Within the immigrant rights movement, a concerted effort to battle the tendency to trade legislative concessions for compromises on “border security” must be waged. The gross violations of the human rights of migrants crossing the border must be highlighted with high level and grassroots border delegations and media exposure.

Allies with the African American community and the labor movement must be carefully cultivated and the momentum gathered in 2006 must continue into 2007. Creative strategies for mass mobilizations must bring immigrant and their supporters out and also have clear messaging and focuses are important.

All of this requires a greater degree of strategic collaboration and coordination within the immigrant and refugee rights movement.
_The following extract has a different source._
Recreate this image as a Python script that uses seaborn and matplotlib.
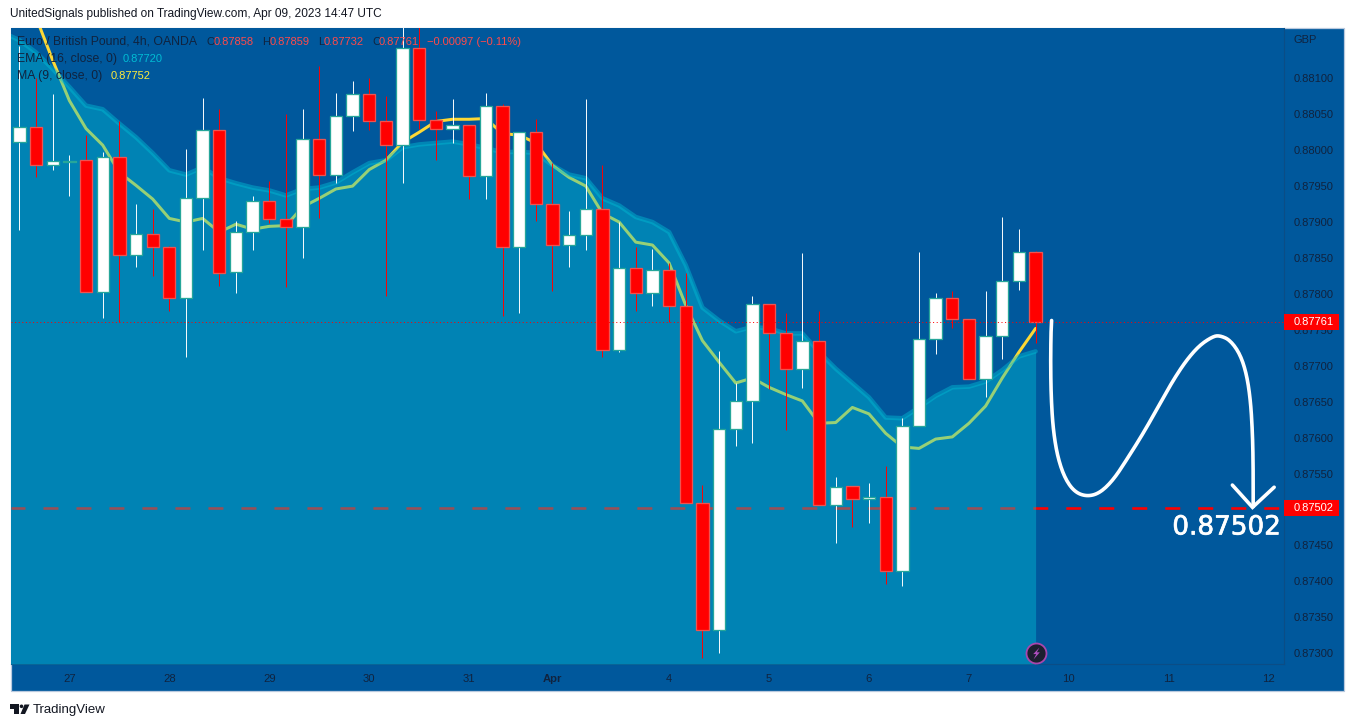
import numpy as np
import matplotlib
matplotlib.use("Agg")
import matplotlib.pyplot as plt
import matplotlib.patheffects as pe
from matplotlib.patches import Rectangle, Polygon, Ellipse
from matplotlib.transforms import blended_transform_factory
import seaborn as sns

opens = [.88012,.88032,.87980,.87984,.87986,.87802,.87990,.87854,.87884,.87865,
 .87794,.87934,.88028,.87830,.87886,.87929,.87904,.87893,.88015,.87966,
 .88047,.88078,.88040,.88007,.88142,.88042,.88029,.88035,.87964,.88062,
 .87865,.88025,.87925,.87868,.87882,.87918,.87722,.87836,.87801,.87833,
 .87783,.87509,.87332,.87612,.87651,.87786,.87745,.87695,.87734,.87506,
 .87532,.87514,.87518,.87415,.87616,.87737,.87794,.87765,.87681,.87742,
 .87818,.87858]
closes = [.88032,.87980,.87985,.87985,.87802,.87990,.87854,.87884,.87865,.87794,
 .87934,.88028,.87829,.87886,.87929,.87904,.87893,.88015,.87966,.88047,
 .88078,.88040,.88007,.88142,.88042,.88029,.88035,.87964,.88062,.87865,
 .88025,.87925,.87868,.87882,.87918,.87722,.87836,.87801,.87833,.87783,
 .87509,.87332,.87612,.87651,.87786,.87745,.87695,.87734,.87506,.87531,
 .87514,.87518,.87415,.87616,.87737,.87794,.87765,.87681,.87742,.87818,
 .87858,.87761]
highs = [.88145,.88100,.88078,.87993,.88021,.87998,.88040,.87925,.87918,.87866,
 .88001,.88072,.88057,.87902,.87936,.87957,.88051,.88057,.88117,.88079,
 .88096,.88100,.88075,.88175,.88175,.88054,.88071,.88035,.88079,.88064,
 .88025,.88044,.87982,.87915,.88071,.87980,.87900,.87865,.87862,.87843,
 .87829,.87534,.87720,.87676,.87797,.87786,.87774,.87857,.87776,.87545,
 .87532,.87537,.87560,.87628,.87858,.87801,.87804,.87765,.87804,.87907,
 .87890,.87859]
lows = [.87889,.87962,.87972,.87936,.87802,.87766,.87761,.87838,.87825,.87776,
 .87712,.87861,.87811,.87801,.87861,.87898,.87809,.87850,.87905,.87954,
 .88026,.88028,.87797,.87954,.88030,.87987,.88010,.87932,.87932,.87769,
 .87773,.87902,.87804,.87838,.87861,.87712,.87719,.87776,.87783,.87761,
 .87509,.87293,.87300,.87588,.87592,.87667,.87610,.87669,.87506,.87454,
 .87475,.87481,.87396,.87393,.87616,.87716,.87752,.87681,.87656,.87710,
 .87805,.87732]
# MA(9) starts at candle 1, EMA(16) starts one candle before the first visible one
ma_values = [.88185,.88125,.88069,.88030,.88007,.87969,.87951,.87932,.87905,.87900,
 .87905,.87886,.87897,.87890,.87894,.87895,.87921,.87933,.87946,.87950,
 .87973,.87986,.88011,.88025,.88040,.88043,.88043,.88044,.88023,.88021,
 .88010,.87979,.87962,.87950,.87912,.87900,.87872,.87868,.87843,.87784,
 .87735,.87705,.87676,.87683,.87670,.87660,.87651,.87620,.87621,.87642,
 .87633,.87606,.87587,.87585,.87598,.87601,.87620,.87644,.87683,.87719,.87752]
ema_values = [.88164,.88153,.88136,.88113,.88088,.88062,.88057,.88037,.88018,.87996,
 .87972,.87966,.87976,.87961,.87954,.87948,.87944,.87937,.87946,.87948,
 .87955,.87969,.87982,.87986,.88004,.88008,.88010,.88012,.88008,.88003,
 .87997,.87998,.87996,.87979,.87966,.87961,.87933,.87923,.87907,.87900,
 .87886,.87840,.87781,.87763,.87748,.87754,.87752,.87745,.87745,.87719,
 .87696,.87676,.87656,.87628,.87627,.87642,.87658,.87670,.87671,.87678,
 .87694,.87713,.87720]
date_labels = ["27","28","29","30","31","Apr","4","5","6","7","10","11","12"]
date_positions = [3,9,15,21,27,32,39,45,51,57,63,69,75]
price_ticks = [.873,.8735,.874,.8745,.875,.8755,.876,.8765,.877,.8775,.878,.8785,.879,.8795,.88,.8805,.881]
last_price = 0.87761
target_price = 0.87502
# hand-drawn projection: candle-index and price
sketch_t = [61.96,61.92,61.90,61.94,62.06,62.32,62.76,63.36,64.10,64.86,65.66,66.46,67.46,
            68.46,69.26,70.06,70.86,71.66,72.06,72.66,73.26,73.66,73.90,74.02,74.06,74.06]
sketch_p = [.87763,.87745,.87698,.87652,.87610,.87573,.87543,.87524,.87518,.87523,.87541,.87569,.87606,
            .87647,.87680,.87708,.87729,.87741,.87742,.87736,.87717,.87689,.87652,.87606,.87559,.87504]
head_t = [72.81,74.02,75.32]
head_p = [.87534,.87503,.87531]

W, H = 1354, 727
PANE = "#00589c"
FILL = "#00c6d9"
INK = "#10233f"
sns.set_theme(style="ticks", rc={"font.family": "Liberation Sans", "axes.facecolor": PANE})
fig = plt.figure(figsize=(W/100, H/100), dpi=100, facecolor="white")
def px(v): return v*0.72
fig.add_artist(Rectangle((11/W, 1-691/H), 1333/W, 663/H, transform=fig.transFigure,
                         facecolor=PANE, edgecolor="#b9c9de", lw=0.9, zorder=0))
ax = fig.add_axes([11/W, 1-664/H, 1273/W, 636/H], zorder=1)
ax.set_xlim(-0.504, 75.91)
ax.set_ylim(0.87285, 0.88170)
for s in ("left", "top"):
    ax.spines[s].set_visible(False)
for s in ("right", "bottom"):
    ax.spines[s].set_color("#0b4d86")
    ax.spines[s].set_linewidth(0.8)

idx = np.arange(len(opens))
ema_idx = np.arange(-1, len(opens))
ma_idx = np.arange(1, len(opens))

# under the translucent area
ax.axhline(target_price, color="#ff0000", lw=px(2.6), ls=(0.4, (5.77, 6.92)), zorder=1.5)
sns.lineplot(x=ma_idx, y=ma_values, ax=ax, color="#fdd835", lw=px(3), estimator=None, sort=False, zorder=2)
ax.fill_between(ema_idx, ema_values, 0.87285, color=FILL, alpha=0.4, lw=0, zorder=3)
sns.lineplot(x=ema_idx, y=ema_values, ax=ax, color="#00bcd4", lw=px(4.5), alpha=0.45, estimator=None, sort=False, zorder=3.2)

up = np.array(closes) >= np.array(opens)
ax.vlines(idx[up], np.array(lows)[up], np.array(highs)[up], color="white", lw=px(0.95), zorder=4, snap=True)
ax.vlines(idx[~up], np.array(lows)[~up], np.array(highs)[~up], color="#ff0000", lw=px(0.95), zorder=4, snap=True)
o, c = np.array(opens), np.array(closes)
ax.bar(idx[up], (c-o)[up], bottom=o[up], width=0.74, color="white", edgecolor="#26a69a", lw=px(1.3), zorder=5)
ax.bar(idx[~up], (c-o)[~up], bottom=o[~up], width=0.74, color="#ff0000", edgecolor="#ef5350", lw=px(1.3), zorder=5)
ax.axhline(last_price, color="#ff0000", lw=px(1), ls=(0, (1, 2.6)), zorder=6)

# projection sketch
def chaikin(x, y, n=3):
    p = np.column_stack([x, y])
    for _ in range(n):
        q = 0.75*p[:-1] + 0.25*p[1:]
        r = 0.25*p[:-1] + 0.75*p[1:]
        p = np.vstack([p[:1], np.column_stack([q, r]).reshape(-1, 2), p[-1:]])
    return p[:, 0], p[:, 1]
st, sp = chaikin(sketch_t, sketch_p)
ax.plot(st, sp, color="white", lw=px(3.6), solid_capstyle="round", solid_joinstyle="round", zorder=7)
ax.plot(head_t, head_p, color="white", lw=px(3.6), solid_capstyle="round", solid_joinstyle="miter", zorder=7)
ax.text(75.72, 0.87475, "0.87502", color="white", fontsize=18.9, family="DejaVu Sans", ha="right", va="center", zorder=8,
        path_effects=[pe.withStroke(linewidth=0.5, foreground="white")])

# axes
ax.set_xticks(date_positions, date_labels)
for lab in ax.get_xticklabels():
    lab.set_fontweight("bold" if lab.get_text() == "Apr" else "normal")
ax.tick_params(axis="x", length=0, pad=7, labelsize=8.1, labelcolor=INK)
ax.yaxis.tick_right()
ax.set_yticks(price_ticks, [f"{v:.5f}" for v in price_ticks])
ax.tick_params(axis="y", length=0, pad=7.2, labelsize=8, labelcolor=INK)

# price flags
tr = blended_transform_factory(ax.transAxes, ax.transData)
for price in (last_price, target_price):
    ax.add_patch(Rectangle((1.0, price-0.000115), 55/1273, 0.00023, transform=tr, facecolor="#ff0000",
                           edgecolor="none", clip_on=False, zorder=10))
    ax.text(1.0+10/1273, price, f"{price:.5f}", transform=tr, color="white", fontsize=8, va="center", ha="left", clip_on=False, zorder=11)

# lightning badge
bolt = [(0.5,1),(-0.55,-0.1),(-0.05,-0.1),(-0.5,-1),(0.55,0.2),(0.05,0.2)]
ax.scatter([61], [0.87301], s=(px(20))**2, color="#1c1f2e", edgecolor="#a846ad", lw=px(1.8), zorder=9, clip_on=False)
ax.scatter([61], [0.87301], s=(px(12))**2, color="#b04fc0", marker=bolt, lw=0, zorder=10, clip_on=False)

# texts in pixel positions
def T(x, y, s, color=INK, size=8, **kw):
    fig.text(x/W, 1-y/H, s, color=color, fontsize=size, va="center", ha="left", zorder=20, **kw)
T(10, 14, "UnitedSignals published on TradingView.com, Apr 09, 2023 14:47 UTC", "#131722", 8.6)
T(1294, 40, "GBP", INK, 8)
RED = "#ff4a4a"
T(17, 42, "Euro / British Pound, 4h, OANDA", INK, 8.8)
T(206, 42, "O", INK, 8); T(214, 42, "0.87858", RED, 8)
T(262, 42, "H", INK, 8); T(270, 42, "0.87859", RED, 8)
T(318, 42, "L", INK, 8); T(324, 42, "0.87732", RED, 8)
T(372, 42, "C", INK, 8); T(379, 42, "0.87761", RED, 8)
T(427, 42, "\u22120.00097 (\u22120.11%)", RED, 8)
T(17, 59, "EMA (16, close, 0)", INK, 8.8); T(123, 59, "0.87720", "#00bcd4", 8)
T(17, 76, "MA (9, close, 0)", INK, 8.8); T(111, 76, "0.87752", "#ffeb3b", 8)

# TradingView mark
def P(pts):
    fig.add_artist(Polygon([(x/W, 1-y/H) for x, y in pts], closed=True, transform=fig.transFigure,
                           facecolor="#131722", edgecolor="none", zorder=20))
P([(10,704),(19,704),(19,714),(14,714),(14,709),(10,709)])
P([(24.5,704.5),(29.5,704.5),(25,714),(20.5,714)])
fig.add_artist(Ellipse((21.5/W, 1-706.3/H), 3.6/W, 3.6/H, transform=fig.transFigure,
                       facecolor="#131722", edgecolor="none", zorder=20))
T(33, 710, "TradingView", "#131722", 9.5)

fig.savefig("out.png", dpi=100)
We must all be prepared to work collectively to present a united front against the right wing’s regressive immigration reform.

Gerald Lenoir is the coordinator of the Black Alliance for Just Immigration. BAJI, formed in 2006, works to educate and organize support for the rights of the foreign born among African American and Black immigrant communities, engaging African Americans in a dialogue about the underlying issues of race and economic status that frame U.S. immigration policy.